When Michael Vick was facing animal cruelty charges four years ago, the star quarterback called on local defense lawyer Billy Martin for help.
When a National Zoo employee was charged with trying to poison stray cats around her Northwest Washington apartment complex this year, she, too, turned to the powerhouse lawyer. Neither case ended with the defendant’s acquittal.
Vick famously pleaded guilty to federal charges in 2007. And on Monday, after two days of testimony from dozens of witnesses last week, a D.C Superior Court judge found Nico Dauphine guilty of attempted cruelty to animals, a misdemeanor. She faces a maximum of 180 days in jail and a $1,000 fine and is scheduled to be sentenced Nov. 21.
Martin had argued that although security cameras captured Dauphine, 38, hovering over a bowl of cat food sitting outside the Park Square apartments March 2, she was simply removing the food to keep strays from congregating.
But prosecutors said the 40-second video showed Dauphine removing a plastic bag from her purse, reaching into the bag and dumping poison onto the food. A neighbor reported the incident, and no cats ate poisoned food.
The poison, Martin insisted, was not left by his client.
“Someone else could have leaned in, outside of the camera, and put the poison in it,” Martin argued.
Martin called Dauphine to the stand. Dauphine said she received a doctorate from the University of Georgia and was currently working at the National Zoo, where she is studying how domestic cats affect wildlife. The National Zoo’s Web site lists her as a postdoctoral fellow with the Migratory Bird Center.
“I’ve always loved animals, ever since childhood,” Dauphine said. “We always had pets when I was growing up.”
Dauphine repeatedly denied throwing rat poison on the food. “I would never do anything like that,” she said.
But Assistant U.S. Attorney Kevin Chambers said Dauphine — who, he said, had complained to building managers about neighbors feeding the cats — tried to kill the felines because she thought they were harming the environment, specifically birds.
During his cross-examination of Dauphine, Chambers introduced several of her published writings in which she allegedly wrote about the “outrage” of the “slaughter” of wildlife caused by cats.
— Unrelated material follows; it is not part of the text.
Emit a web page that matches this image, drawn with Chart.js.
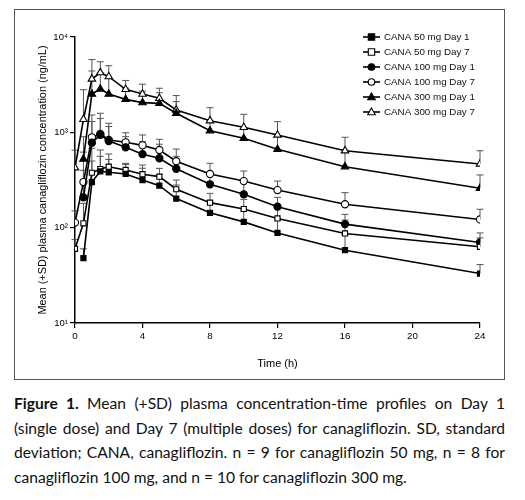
<!DOCTYPE html>
<html>
<head>
<meta charset="utf-8">
<script src="https://cdn.jsdelivr.net/npm/chart.js"></script>
<style>
body { margin: 0; background: #fff; }
#wrap { position: relative; width: 525px; height: 500px; overflow: hidden; }
#frame { position: absolute; left: 14px; top: 9px; width: 491px; height: 371px; border: 1px solid #555; box-sizing: border-box; }
#chartBox { position: absolute; left: 0; top: 0; width: 525px; height: 385px; }
#caption { position: absolute; left: 14px; top: 391px; width: 491px; font-family: Lato, "Open Sans", sans-serif; font-size: 15.6px; line-height: 24.5px; color: #111; }
.ln { white-space: nowrap; text-align: justify; text-align-last: justify; }
.ln.last { text-align-last: left; }
</style>
</head>
<body>
<div id="wrap">
  <div id="frame"></div>
  <div id="chartBox"><canvas id="pkChart"></canvas></div>
  <div id="caption">
    <div class="ln"><b>Figure 1.</b> Mean (+SD) plasma concentration-time profiles on Day 1</div>
    <div class="ln">(single dose) and Day 7 (multiple doses) for canagliflozin. SD, standard</div>
    <div class="ln">deviation; CANA, canagliflozin. n = 9 for canagliflozin 50 mg, n = 8 for</div>
    <div class="ln last">canagliflozin 100 mg, and n = 10 for canagliflozin 300 mg.</div>
  </div>
</div>
<script>
// sampling times (h)
const hours = [0, 0.5, 1, 1.5, 2, 3, 4, 5, 6, 8, 10, 12, 16, 24];

// mean concentrations (ng/mL)
const cana50Day1 = [null, 48, 301, 390, 381, 366, 316, 276, 202, 143, 115, 88, 58, 33];
const cana50Day7 = [60, 111, 377, 412, 436, 403, 364, 343, 253, 183, 157, 125, 87, 63];
const cana100Day1 = [null, 208, 778, 940, 810, 697, 590, 535, 415, 285, 224, 166, 109, 70];
const cana100Day7 = [113, 301, 887, 961, 831, 786, 730, 653, 498, 366, 308, 248, 176, 122];
const cana300Day1 = [null, 525, 2522, 2850, 2522, 2218, 2048, 2013, 1586, 1040, 866, 664, 436, 259];
const cana300Day7 = [425, 1370, 3625, 4225, 3840, 2826, 2522, 2275, 1714, 1325, 1129, 938, 641, 466];

// top of the +SD bars (mean + SD)
const cana50Day1Upper = [null, 60, 500, 560, 520, 460, 420, 360, 280, 190, 150, 120, 85, 41];
const cana50Day7Upper = [75, 180, 680, 653, 593, 473, 454, 419, 316, 229, 198, 165, 120, 78];
const cana100Day1Upper = [null, 400, 1300, 1400, 1150, 900, 800, 750, 560, 380, 300, 208, 138, 88];
const cana100Day7Upper = [150, 620, 1520, 1585, 1245, 990, 938, 845, 668, 473, 393, 308, 233, 156];
const cana300Day1Upper = [null, 900, 4400, 4200, 3700, 2900, 2700, 2600, 2100, 1300, 1100, 900, 650, 357];
const cana300Day7Upper = [650, 2800, 5800, 5500, 5000, 3500, 3200, 2900, 2430, 1814, 1545, 1294, 888, 641];

const seriesLabels = ['CANA 50 mg Day 1', 'CANA 50 mg Day 7', 'CANA 100 mg Day 1',
    'CANA 100 mg Day 7', 'CANA 300 mg Day 1', 'CANA 300 mg Day 7'];

const yTickValues = [10, 100, 1000, 10000];
const yTickLabels = ['10\u00B9', '10\u00B2', '10\u00B3', '10\u2074'];

const axisFont = 'Liberation Sans, Arial, DejaVu Sans, sans-serif';

function toPoints(values) {
    return hours.map((h, i) => ({ x: h, y: values[i] })).filter(p => p.y !== null);
}

function makeSeries(label, values, upper, style, filled) {
    return {
        label: label,
        data: toPoints(values),
        upper: upper,
        means: values,
        borderColor: '#000',
        borderWidth: 1.6,
        pointStyle: style,
        pointRadius: style === 'triangle' ? 4.3 : 3.6,
        pointHoverRadius: style === 'triangle' ? 4.3 : 3.6,
        pointBorderWidth: 1.1,
        pointBorderColor: '#000',
        pointBackgroundColor: filled ? '#000' : '#fff',
        tension: 0,
        fill: false
    };
}

// +SD error bars drawn through the chart scales
const errorBars = {
    id: 'errorBars',
    beforeDatasetsDraw(chart) {
        const ctx = chart.ctx;
        const xs = chart.scales.x;
        const ys = chart.scales.y;
        ctx.save();
        ctx.strokeStyle = '#555';
        ctx.lineWidth = 1;
        chart.data.datasets.forEach(ds => {
            hours.forEach((h, i) => {
                if (ds.means[i] === null || ds.upper[i] === null) return;
                const px = xs.getPixelForValue(h);
                const p0 = ys.getPixelForValue(ds.means[i]);
                const p1 = ys.getPixelForValue(ds.upper[i]);
                ctx.beginPath();
                ctx.moveTo(px, p0);
                ctx.lineTo(px, p1);
                ctx.moveTo(px - 3.5, p1);
                ctx.lineTo(px + 3.5, p1);
                ctx.stroke();
            });
        });
        ctx.restore();
    }
};

// legend in the top right corner of the plot
const sideLegend = {
    id: 'sideLegend',
    afterDraw(chart) {
        const ctx = chart.ctx;
        ctx.save();
        chart.data.datasets.forEach((ds, i) => {
            const y = 37 + i * 15;
            ctx.strokeStyle = '#000';
            ctx.lineWidth = 1.6;
            ctx.beginPath();
            ctx.moveTo(363, y);
            ctx.lineTo(380, y);
            ctx.stroke();
            ctx.lineWidth = 1.1;
            ctx.fillStyle = ds.pointBackgroundColor;
            const cx = 371.5;
            ctx.beginPath();
            if (ds.pointStyle === 'rect') {
                ctx.rect(cx - 3.2, y - 3.2, 6.4, 6.4);
            } else if (ds.pointStyle === 'circle') {
                ctx.arc(cx, y, 3.3, 0, Math.PI * 2);
            } else {
                ctx.moveTo(cx, y - 4);
                ctx.lineTo(cx + 3.8, y + 2.8);
                ctx.lineTo(cx - 3.8, y + 2.8);
                ctx.closePath();
            }
            ctx.fill();
            ctx.stroke();
            ctx.fillStyle = '#111';
            ctx.font = '9.8px ' + axisFont;
            ctx.textBaseline = 'middle';
            ctx.fillText(ds.label, 384, y + 0.5);
        });
        ctx.restore();
    }
};

const ctx = document.getElementById('pkChart').getContext('2d');
const pkChart = new Chart(ctx, {
    type: 'line',
    data: {
        datasets: [
            makeSeries(seriesLabels[0], cana50Day1, cana50Day1Upper, 'rect', true),
            makeSeries(seriesLabels[1], cana50Day7, cana50Day7Upper, 'rect', false),
            makeSeries(seriesLabels[2], cana100Day1, cana100Day1Upper, 'circle', true),
            makeSeries(seriesLabels[3], cana100Day7, cana100Day7Upper, 'circle', false),
            makeSeries(seriesLabels[4], cana300Day1, cana300Day1Upper, 'triangle', true),
            makeSeries(seriesLabels[5], cana300Day7, cana300Day7Upper, 'triangle', false)
        ]
    },
    options: {
        responsive: true,
        maintainAspectRatio: false,
        animation: false,
        layout: { padding: { left: 36, top: 37, right: 45, bottom: 14 } },
        plugins: {
            legend: { display: false },
            tooltip: { enabled: false }
        },
        scales: {
            x: {
                type: 'linear',
                min: 0,
                max: 24,
                grid: { drawOnChartArea: false, drawTicks: true, tickLength: 5, color: '#000', lineWidth: 1.2 },
                border: { color: '#000', width: 1.5 },
                ticks: { stepSize: 4, color: '#000', padding: 2, maxRotation: 0, font: { family: axisFont, size: 9.8 } },
                title: { display: true, text: 'Time (h)', color: '#000', padding: { top: 4, bottom: 0 }, font: { family: axisFont, size: 11 } },
                afterFit(scale) { scale.height = 48; }
            },
            y: {
                type: 'logarithmic',
                min: 10,
                max: 10000,
                afterBuildTicks(scale) { scale.ticks = yTickValues.map(v => ({ value: v })); },
                grid: { drawOnChartArea: false, drawTicks: true, tickLength: 5, color: '#000', lineWidth: 1.2 },
                border: { color: '#000', width: 1.5 },
                ticks: {
                    color: '#000',
                    padding: 2,
                    font: { family: axisFont, size: 9.5 },
                    callback: (value) => yTickLabels[yTickValues.indexOf(value)]
                },
                title: {
                    display: true,
                    text: 'Mean (+SD) plasma canagliflozin concentration (ng/mL)',
                    color: '#000',
                    padding: { top: 0, bottom: 0 },
                    font: { family: axisFont, size: 10.9 }
                },
                afterFit(scale) { scale.width = 39; }
            }
        }
    },
    plugins: [errorBars, sideLegend]
});
</script>
</body>
</html>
Chambers also introduced a letter she wrote, published in the New York Times in 2007, in which she wrote about the “war between cats and birds” and that the “slaughter” was “one-sided.”
Dauphine refuted the examples, saying her writings were misconstrued by the editors.
When he announced his verdict Monday, Senior Judge Truman A. Morrison III said it was the video, along with Dauphine’s testimony, that led him to believe she had “motive and opportunity.”
He specifically pointed to her repeated denials of her writings.
“Her inability and unwillingness to own up to her own professional writings as her own undermined her credibility,” Morrison said.
Morrison said he reviewed the tape and Dauphine’s testimony to see whether her case could stand on its own two legs. “Or, in this case, four legs,” he said.
Martin declined to comment after the trial.